L'exposition « L'Intime, de la chambre aux réseaux sociaux » au Musée des Arts Décoratifs de Paris explore l'évolution de l'intimité en Occident, du XVIIIᵉ siècle à nos jours, à travers plus de 470 œuvres et objets. Présentée du 15 octobre 2024 au 30 mars 2025, elle est co-organisée par Christine Macel, conseillère scientifique et artistique du musée ainsi que par Fulvio Irace, historien de l'art et du design.

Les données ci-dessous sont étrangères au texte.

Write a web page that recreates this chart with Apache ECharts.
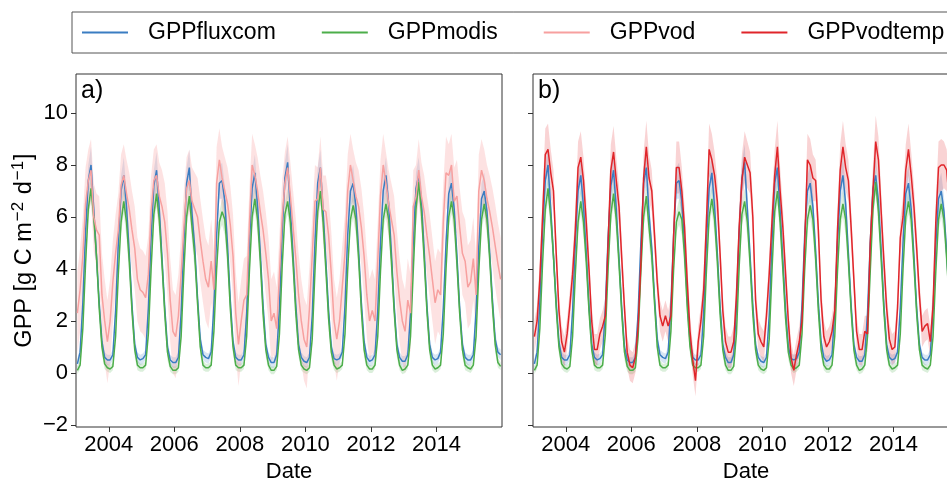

La scénographie, conçue par l'architecte italien Italo Rota, débutait par un trou de serrure géant, symbolisant l'entrée dans l’exploration de l'intimité. Le parcours est structuré en douze thèmes répartis dans un enchaînement de quatorze salles, abordant des sujets tels que la frontière entre espace public et privé, la fluidité des genres, l'identité, la promiscuité et la surveillance. ​

L'exposition présente peintures, photographies et pièces de design emblématiques mais encore une diversité d'objets quotidiens moins valorisés dans les musées, tels que des bidets, miroirs, carafes, etc. Elle retrace la transformation des espaces intimes, depuis les chambres à coucher du XVIII ème siècle jusqu'aux lits connectés contemporains, illustrant comment les évolutions sociales et technologiques ont façonné notre rapport à l'intimité. L'exposition souligne également le rôle crucial des femmes dans la redéfinition de l'intimité, en s'affranchissant des rôles domestiques traditionnels qui leur étaient attribués. Enfin, elle aborde la manière dont les nouvelles technologies et les réseaux sociaux ont bouleversé les frontières entre vie privée et vie publique, posant la question de la privatisation de l'intime et des nouvelles vulnérabilités engendrées.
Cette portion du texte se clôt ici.